Ini salah satu alasan orang luar negeri atau pembeli minyak sawit makin mengapresiasi sawit kita. Kepada mereka, kita bisa katakan sudah lebih dari 40% sawit berada di tangan petani.
Artinya, Indonesia mampu membuat sistem yang tidak mempertentangkan antara pengusaha besar dan kecil, bahkan bisa dibuat bersinergi. Hal ini dapat digunakan untuk menurunkan tekanan pada sawit kita.
Lalu bagaimana dengan masalah legalitas lahan?
Salah satu masalah yang perlu kita perhatikan adalah masalah hukum dengan keluarnya keputusan Mahkamah Konstitusi (MK) Nomor 138 Tahun 2015.
Intinya, legalitas lahan perkebunan sawit haruslah Hak Guna Usaha (HGU). Sedangkan menurut UU Perkebunan No. 39 Tahun 2014 bisa HGU atau Izin Usaha Perkebunan (IUP). Salah satu saja dimiliki sudah cukup untuk sementara.
Sebenarnya UU Perkebunan ini melanjutkan apa yang sudah dilakukan sejak masa Orde Baru untuk mempercepat proses pembangunan sawit agar bisa menyelesaikan masalah ekonomi kita dalam banyak hal.
Bahkan pengusaha disuruh tanam terlebih dahulu baru keluar IUP. Di banyak daerah hal itu sudah berlangsung lama dan sekarang tanaman sawitnya sudah menghasilkan. Mungkin jumlahnya bisa jutaan hektar.
Keputusan MK 138/2015 membuat pekerjaan rumah kita sangat besar. Sebab dari sekitar 12 juta ha sawit kita saat ini, masih banyak yang belum memiliki HGU. Tanpa HGU, menurut legalitas, adalah tidak legal.
Dan yang paling jelas, dunia internasional akan mempersoalkan hal itu. Demikian juga RSPO akan mempersoalkan karena sebelumnya RSPO bisa menerima IUP saja untuk mendapatkan sertifikasi RSPO.
Jutaan hektar sawit kita yang bersertifikat RSPO dengan mudah menjual produknya ke luar negeri.
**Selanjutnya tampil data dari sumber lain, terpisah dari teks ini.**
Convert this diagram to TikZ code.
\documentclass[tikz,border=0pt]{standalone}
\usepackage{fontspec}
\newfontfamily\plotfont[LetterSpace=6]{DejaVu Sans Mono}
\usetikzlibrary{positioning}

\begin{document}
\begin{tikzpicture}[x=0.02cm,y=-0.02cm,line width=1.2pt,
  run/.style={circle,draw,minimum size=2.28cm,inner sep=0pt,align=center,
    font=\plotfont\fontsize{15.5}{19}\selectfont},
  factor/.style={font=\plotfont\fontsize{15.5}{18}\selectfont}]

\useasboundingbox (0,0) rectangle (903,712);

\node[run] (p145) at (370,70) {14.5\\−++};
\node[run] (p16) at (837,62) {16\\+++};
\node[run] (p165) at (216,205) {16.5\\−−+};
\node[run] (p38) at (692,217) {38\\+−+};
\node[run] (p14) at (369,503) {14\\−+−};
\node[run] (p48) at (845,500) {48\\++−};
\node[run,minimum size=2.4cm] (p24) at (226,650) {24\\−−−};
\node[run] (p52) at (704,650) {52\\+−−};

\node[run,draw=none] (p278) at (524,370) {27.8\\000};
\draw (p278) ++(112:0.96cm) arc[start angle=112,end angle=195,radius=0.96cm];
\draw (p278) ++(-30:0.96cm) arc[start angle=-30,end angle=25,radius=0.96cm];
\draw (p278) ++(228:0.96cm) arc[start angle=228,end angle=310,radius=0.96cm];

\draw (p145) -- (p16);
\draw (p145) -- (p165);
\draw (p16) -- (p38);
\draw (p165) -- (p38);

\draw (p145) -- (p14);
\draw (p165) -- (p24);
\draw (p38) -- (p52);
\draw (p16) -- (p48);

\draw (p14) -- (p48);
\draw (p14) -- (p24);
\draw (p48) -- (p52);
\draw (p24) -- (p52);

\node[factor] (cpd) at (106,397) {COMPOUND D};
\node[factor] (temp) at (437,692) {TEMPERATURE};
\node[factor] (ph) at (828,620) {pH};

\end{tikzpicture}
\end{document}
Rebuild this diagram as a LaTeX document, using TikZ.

Demikian juga dengan ISPO, salah satu syaratnya sekarang harus HGU sehingga prosesnya akan mandek.
Lalu, bagaimana caranya supaya ini tidak menjadi masalah?
Solusinya adalah pengaturan yang baik dengan bertumpu pada dua hal. Aturan yang awal keluar harus bersifat komprehensif, memberi manfaaat, dan memiliki kebenaran teoritik.
Namun bila aturan itu bersifat lanjutan, maka harus ada aturan transisionalnya. Jadi aturan lebih lanjut itu harus mengacu pada aturan sebelumnya yang ditempatkan pada aturan transisional. Dengan keluarnya aturan baru, HGU yang sudah keluar sebelumnya tetap berlaku.
Aturan itu tidak boleh berlaku surut. Jika memang ingin menata, HGU sebelumnya diatur dalam aturan transisional. Misalnya apanya yang berubah dan berapa lama waktu yang diberikan untuk perubahan tersebut.
Jika aturan sebelumnya yang tidak mewajibkan HGU untuk memulai usaha perkebunan, lalu aturan berubah, maka pemerintah harus membuat aturan transisional yang mengakomodasi akta hukum ini.
Setelah diakomodir, lalu diatur dengan melihat kebutuhannya. Misalnya, ada diskresi pemberian HGU secara cuma-cuma atau pemberian HGU secara dipercepat. Kalau pemerintah tidak melakukan itu, maka pemerintah alpa dalam melayani masyarakat.